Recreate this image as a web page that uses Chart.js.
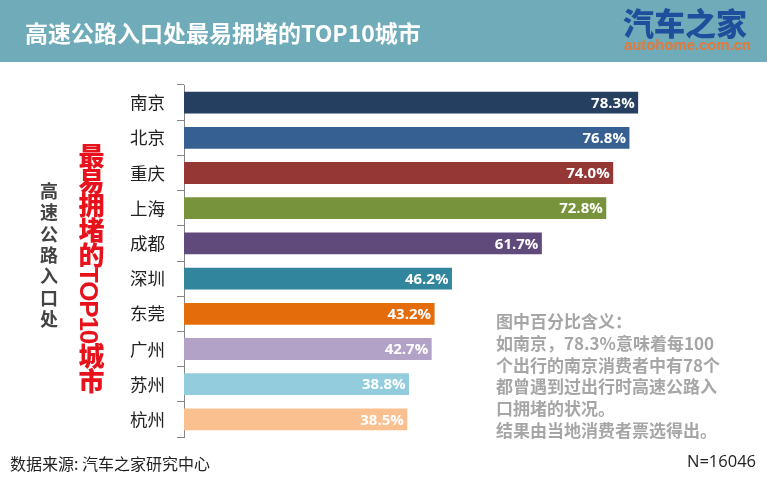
<!DOCTYPE html>
<html>
<head>
<meta charset="utf-8">
<script src="https://cdn.jsdelivr.net/npm/chart.js@4/dist/chart.umd.min.js"></script>
<style>
html, body { margin: 0; padding: 0; background: #fff; }
body { width: 767px; height: 477px; overflow: hidden; position: relative; font-family: "Noto Sans CJK SC", sans-serif; }
#wrap { position: absolute; left: 0; top: 0; width: 767px; height: 477px; }
.txt { position: absolute; white-space: nowrap; }
#band { position: absolute; left: 0; top: 0; width: 767px; height: 62px; background: #6fabb9; }
#title { left: 25px; top: 15px; font-size: 23px; font-weight: 700; line-height: 34px; color: #fff; }
#logo { left: 623px; top: 3px; font-size: 31px; font-weight: 900; line-height: 38px; color: #1f4e9c; }
#logo2 { left: 624px; top: 37px; font-family: "Liberation Sans Narrow", "Liberation Sans"; font-size: 15px; line-height: 16px; font-weight: 700; color: #e4793a; letter-spacing: -0.1px; }
.vert { writing-mode: vertical-rl; }
#vtitle { left: 36px; top: 182px; font-size: 18px; font-weight: 700; line-height: 26px; color: #444; letter-spacing: 3.4px; }
#vtitle2 { left: 73px; top: 143px; font-size: 26px; font-weight: 900; line-height: 32px; color: #e8121c; letter-spacing: -1.2px; font-family: "Liberation Sans", "Noto Sans CJK SC"; }
#note { left: 496px; top: 310px; font-size: 17px; font-weight: 700; line-height: 21.8px; color: #a6a6a6; white-space: pre; }
#source { left: 10px; top: 452px; font-size: 16px; line-height: 22px; color: #222; }
#nval { right: 11px; top: 450px; font-size: 16.5px; line-height: 22px; color: #222; font-family: "Open Sans"; }
</style>
</head>
<body>
<div id="band"></div>
<div id="wrap"><canvas id="acquisitions" width="767" height="477"></canvas></div>
<div class="txt" id="title">高速公路入口处最易拥堵的TOP10城市</div>
<div class="txt" id="logo">汽车之家</div>
<div class="txt" id="logo2">autohome.com.cn</div>
<div class="txt vert" id="vtitle">高速公路入口处</div>
<div class="txt vert" id="vtitle2">最易拥堵的TOP10城市</div>
<div class="txt" id="note">图中百分比含义：
如南京，78.3%意味着每100
个出行的南京消费者中有78个
都曾遇到过出行时高速公路入
口拥堵的状况。
结果由当地消费者票选得出。</div>
<div class="txt" id="source">数据来源: 汽车之家研究中心</div>
<div class="txt" id="nval">N=16046</div>
<script>
var cities = ['南京', '北京', '重庆', '上海', '成都', '深圳', '东莞', '广州', '苏州', '杭州'];
var shares = [78.3, 76.8, 74.0, 72.8, 61.7, 46.2, 43.2, 42.7, 38.8, 38.5];
var bar_colors = ['#243f60', '#376092', '#953735', '#77933c', '#604a7b', '#31859c', '#e46c0a', '#b3a2c7', '#93cddd', '#fac090'];

// white value label inside the end of each bar
var value_labels = {
    id: 'value_labels',
    afterDatasetsDraw: function (chart) {
        var ctx = chart.ctx;
        var bars = chart.getDatasetMeta(0).data;
        ctx.save();
        ctx.fillStyle = '#fff';
        ctx.font = '700 15px "Open Sans"';
        ctx.textAlign = 'right';
        ctx.textBaseline = 'middle';
        for (var i = 0; i < bars.length; i++) {
            ctx.fillText(shares[i].toFixed(1) + '%', bars[i].x - 3.5, bars[i].y + 1);
        }
        ctx.restore();
    }
};

var chart_body = new Chart(
    document.getElementById('acquisitions'),
    {
        type: 'bar',
        data: {
            labels: cities,
            datasets: [{
                data: shares,
                backgroundColor: bar_colors,
                barPercentage: 0.62,
                categoryPercentage: 1
            }]
        },
        options: {
            indexAxis: 'y',
            responsive: false,
            animation: false,
            layout: { padding: { top: 85, bottom: 40, left: 0, right: 3 } },
            plugins: { legend: { display: false }, tooltip: { enabled: false } },
            scales: {
                x: { display: false, min: 0, max: 100 },
                y: {
                    afterFit: function (scale) { scale.width = 184; },
                    border: { color: '#868686', width: 1 },
                    grid: { drawOnChartArea: false, color: '#868686', tickLength: 7 },
                    ticks: {
                        color: '#222',
                        padding: 12,
                        font: { family: '"Noto Sans CJK SC"', size: 17.5 }
                    }
                }
            }
        },
        plugins: [value_labels]
    }
);
</script>
</body>
</html>
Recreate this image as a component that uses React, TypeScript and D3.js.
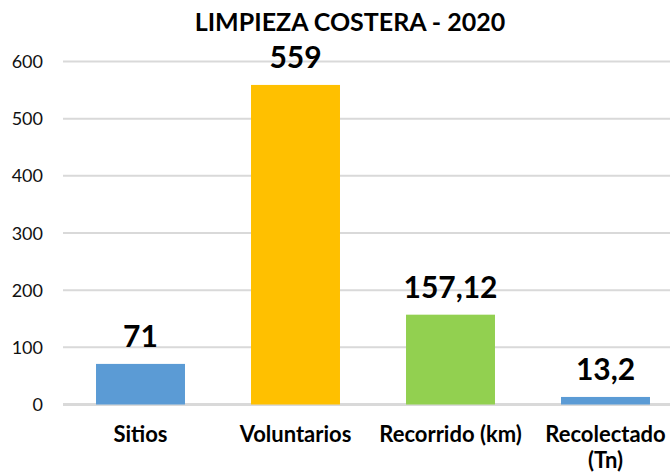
import React from "react";
import * as d3 from "d3";

const categories = ["Sitios", "Voluntarios", "Recorrido (km)", "Recolectado (Tn)"];
const values = [71, 559, 157.12, 13.2];
const valueLabels = ["71", "559", "157,12", "13,2"];
const barColors = ["#5B9BD5", "#FFC000", "#92D050", "#5B9BD5"];
const yTicks = [0, 100, 200, 300, 400, 500, 600];

const W = 670;
const H = 474;
const FONT = "Lato, 'Open Sans', sans-serif";

export default function App() {
  const x = d3.scaleBand<string>().domain(categories).range([63, 683]).paddingInner(0.426).paddingOuter(0.213);
  const y = d3.scaleLinear().domain([0, 600]).range([404.5, 61.5]);
  const gridX0 = 63;
  const gridX1 = 670;

  return (
    <div style={{ position: "absolute", left: 0, top: 0, width: W, height: H, background: "#fff" }}>
      <svg width={W} height={H} style={{ display: "block" }} fontFamily={FONT}>
        <rect x={0} y={0} width={W} height={H} fill="#fff" />
        <text x={350} y={31} textAnchor="middle" fontSize={25} fontWeight="bold" fill="#000">
          LIMPIEZA COSTERA - 2020
        </text>
        {yTicks.map((t) => (
          <g key={t}>
            <line
              x1={gridX0}
              x2={gridX1}
              y1={y(t)}
              y2={y(t)}
              stroke="#D9D9D9"
              strokeWidth={t === 0 ? 3 : 2}
            />
            <text x={43} y={y(t) + 6.5} textAnchor="end" fontSize={18} fill="#111">
              {t}
            </text>
          </g>
        ))}
        {categories.map((c, i) => (
          <g key={c}>
            <rect x={x(c)} y={y(values[i])} width={x.bandwidth()} height={y(0) - y(values[i])} fill={barColors[i]} />
            <text
              x={(x(c) ?? 0) + x.bandwidth() / 2}
              y={y(values[i]) - 17}
              textAnchor="middle"
              fontSize={30}
              fontWeight="bold"
              fill="#000"
            >
              {valueLabels[i]}
            </text>
          </g>
        ))}
        {categories.map((c) => {
          const cx = (x(c) ?? 0) + x.bandwidth() / 2;
          const parts = c === "Recolectado (Tn)" ? ["Recolectado", "(Tn)"] : [c];
          return (
            <text key={"l" + c} x={cx} y={442} textAnchor="middle" fontSize={22} fontWeight="bold" fill="#000">
              {parts.map((p, k) => (
                <tspan key={k} x={cx} dy={k === 0 ? 0 : 26}>
                  {p}
                </tspan>
              ))}
            </text>
          );
        })}
      </svg>
    </div>
  );
}
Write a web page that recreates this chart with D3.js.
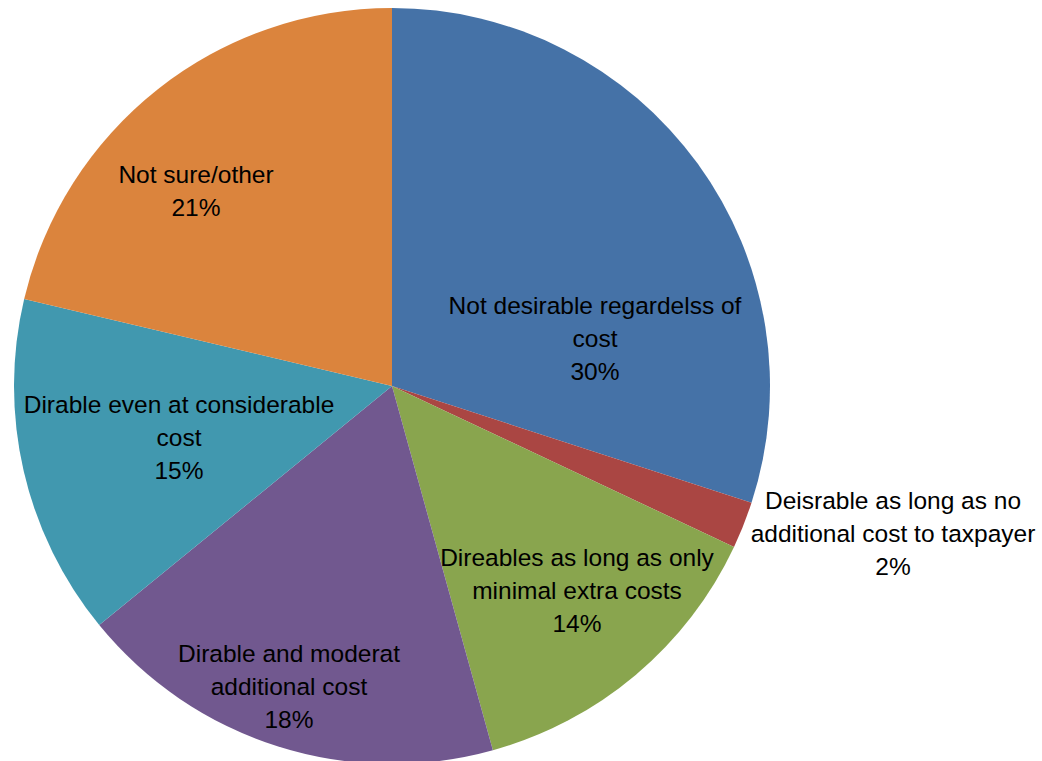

## [Written problem]
Using the material above, return every line exactly as it appears, minus the pictures.

## [Complete output]
Recreate this image as a web page that uses Chart.js.
<!DOCTYPE html>
<html>
<head>
<meta charset="utf-8">
<script src="https://cdn.jsdelivr.net/npm/chart.js@4/dist/chart.umd.min.js"></script>
<style>
html, body { margin: 0; padding: 0; background: #fff; }
body { width: 767px; height: 477px; overflow: hidden; position: relative; font-family: "Noto Sans CJK SC", sans-serif; }
#wrap { position: absolute; left: 0; top: 0; width: 767px; height: 477px; }
.txt { position: absolute; white-space: nowrap; }
#band { position: absolute; left: 0; top: 0; width: 767px; height: 62px; background: #6fabb9; }
#title { left: 25px; top: 15px; font-size: 23px; font-weight: 700; line-height: 34px; color: #fff; }
#logo { left: 623px; top: 3px; font-size: 31px; font-weight: 900; line-height: 38px; color: #1f4e9c; }
#logo2 { left: 624px; top: 37px; font-family: "Liberation Sans Narrow", "Liberation Sans"; font-size: 15px; line-height: 16px; font-weight: 700; color: #e4793a; letter-spacing: -0.1px; }
.vert { writing-mode: vertical-rl; }
#vtitle { left: 36px; top: 182px; font-size: 18px; font-weight: 700; line-height: 26px; color: #444; letter-spacing: 3.4px; }
#vtitle2 { left: 73px; top: 143px; font-size: 26px; font-weight: 900; line-height: 32px; color: #e8121c; letter-spacing: -1.2px; font-family: "Liberation Sans", "Noto Sans CJK SC"; }
#note { left: 496px; top: 310px; font-size: 17px; font-weight: 700; line-height: 21.8px; color: #a6a6a6; white-space: pre; }
#source { left: 10px; top: 452px; font-size: 16px; line-height: 22px; color: #222; }
#nval { right: 11px; top: 450px; font-size: 16.5px; line-height: 22px; color: #222; font-family: "Open Sans"; }
</style>
</head>
<body>
<div id="band"></div>
<div id="wrap"><canvas id="acquisitions" width="767" height="477"></canvas></div>
<div class="txt" id="title">高速公路入口处最易拥堵的TOP10城市</div>
<div class="txt" id="logo">汽车之家</div>
<div class="txt" id="logo2">autohome.com.cn</div>
<div class="txt vert" id="vtitle">高速公路入口处</div>
<div class="txt vert" id="vtitle2">最易拥堵的TOP10城市</div>
<div class="txt" id="note">图中百分比含义：
如南京，78.3%意味着每100
个出行的南京消费者中有78个
都曾遇到过出行时高速公路入
口拥堵的状况。
结果由当地消费者票选得出。</div>
<div class="txt" id="source">数据来源: 汽车之家研究中心</div>
<div class="txt" id="nval">N=16046</div>
<script>
var cities = ['南京', '北京', '重庆', '上海', '成都', '深圳', '东莞', '广州', '苏州', '杭州'];
var shares = [78.3, 76.8, 74.0, 72.8, 61.7, 46.2, 43.2, 42.7, 38.8, 38.5];
var bar_colors = ['#243f60', '#376092', '#953735', '#77933c', '#604a7b', '#31859c', '#e46c0a', '#b3a2c7', '#93cddd', '#fac090'];

// white value label inside the end of each bar
var value_labels = {
    id: 'value_labels',
    afterDatasetsDraw: function (chart) {
        var ctx = chart.ctx;
        var bars = chart.getDatasetMeta(0).data;
        ctx.save();
        ctx.fillStyle = '#fff';
        ctx.font = '700 15px "Open Sans"';
        ctx.textAlign = 'right';
        ctx.textBaseline = 'middle';
        for (var i = 0; i < bars.length; i++) {
            ctx.fillText(shares[i].toFixed(1) + '%', bars[i].x - 3.5, bars[i].y + 1);
        }
        ctx.restore();
    }
};

var chart_body = new Chart(
    document.getElementById('acquisitions'),
    {
        type: 'bar',
        data: {
            labels: cities,
            datasets: [{
                data: shares,
                backgroundColor: bar_colors,
                barPercentage: 0.62,
                categoryPercentage: 1
            }]
        },
        options: {
            indexAxis: 'y',
            responsive: false,
            animation: false,
            layout: { padding: { top: 85, bottom: 40, left: 0, right: 3 } },
            plugins: { legend: { display: false }, tooltip: { enabled: false } },
            scales: {
                x: { display: false, min: 0, max: 100 },
                y: {
                    afterFit: function (scale) { scale.width = 184; },
                    border: { color: '#868686', width: 1 },
                    grid: { drawOnChartArea: false, color: '#868686', tickLength: 7 },
                    ticks: {
                        color: '#222',
                        padding: 12,
                        font: { family: '"Noto Sans CJK SC"', size: 17.5 }
                    }
                }
            }
        },
        plugins: [value_labels]
    }
);
</script>
</body>
</html>
Recreate this image as a component that uses React, TypeScript and D3.js.
import React from "react";
import * as d3 from "d3";

const categories = ["Sitios", "Voluntarios", "Recorrido (km)", "Recolectado (Tn)"];
const values = [71, 559, 157.12, 13.2];
const valueLabels = ["71", "559", "157,12", "13,2"];
const barColors = ["#5B9BD5", "#FFC000", "#92D050", "#5B9BD5"];
const yTicks = [0, 100, 200, 300, 400, 500, 600];

const W = 670;
const H = 474;
const FONT = "Lato, 'Open Sans', sans-serif";

export default function App() {
  const x = d3.scaleBand<string>().domain(categories).range([63, 683]).paddingInner(0.426).paddingOuter(0.213);
  const y = d3.scaleLinear().domain([0, 600]).range([404.5, 61.5]);
  const gridX0 = 63;
  const gridX1 = 670;

  return (
    <div style={{ position: "absolute", left: 0, top: 0, width: W, height: H, background: "#fff" }}>
      <svg width={W} height={H} style={{ display: "block" }} fontFamily={FONT}>
        <rect x={0} y={0} width={W} height={H} fill="#fff" />
        <text x={350} y={31} textAnchor="middle" fontSize={25} fontWeight="bold" fill="#000">
          LIMPIEZA COSTERA - 2020
        </text>
        {yTicks.map((t) => (
          <g key={t}>
            <line
              x1={gridX0}
              x2={gridX1}
              y1={y(t)}
              y2={y(t)}
              stroke="#D9D9D9"
              strokeWidth={t === 0 ? 3 : 2}
            />
            <text x={43} y={y(t) + 6.5} textAnchor="end" fontSize={18} fill="#111">
              {t}
            </text>
          </g>
        ))}
        {categories.map((c, i) => (
          <g key={c}>
            <rect x={x(c)} y={y(values[i])} width={x.bandwidth()} height={y(0) - y(values[i])} fill={barColors[i]} />
            <text
              x={(x(c) ?? 0) + x.bandwidth() / 2}
              y={y(values[i]) - 17}
              textAnchor="middle"
              fontSize={30}
              fontWeight="bold"
              fill="#000"
            >
              {valueLabels[i]}
            </text>
          </g>
        ))}
        {categories.map((c) => {
          const cx = (x(c) ?? 0) + x.bandwidth() / 2;
          const parts = c === "Recolectado (Tn)" ? ["Recolectado", "(Tn)"] : [c];
          return (
            <text key={"l" + c} x={cx} y={442} textAnchor="middle" fontSize={22} fontWeight="bold" fill="#000">
              {parts.map((p, k) => (
                <tspan key={k} x={cx} dy={k === 0 ? 0 : 26}>
                  {p}
                </tspan>
              ))}
            </text>
          );
        })}
      </svg>
    </div>
  );
}
Write a web page that recreates this chart with D3.js.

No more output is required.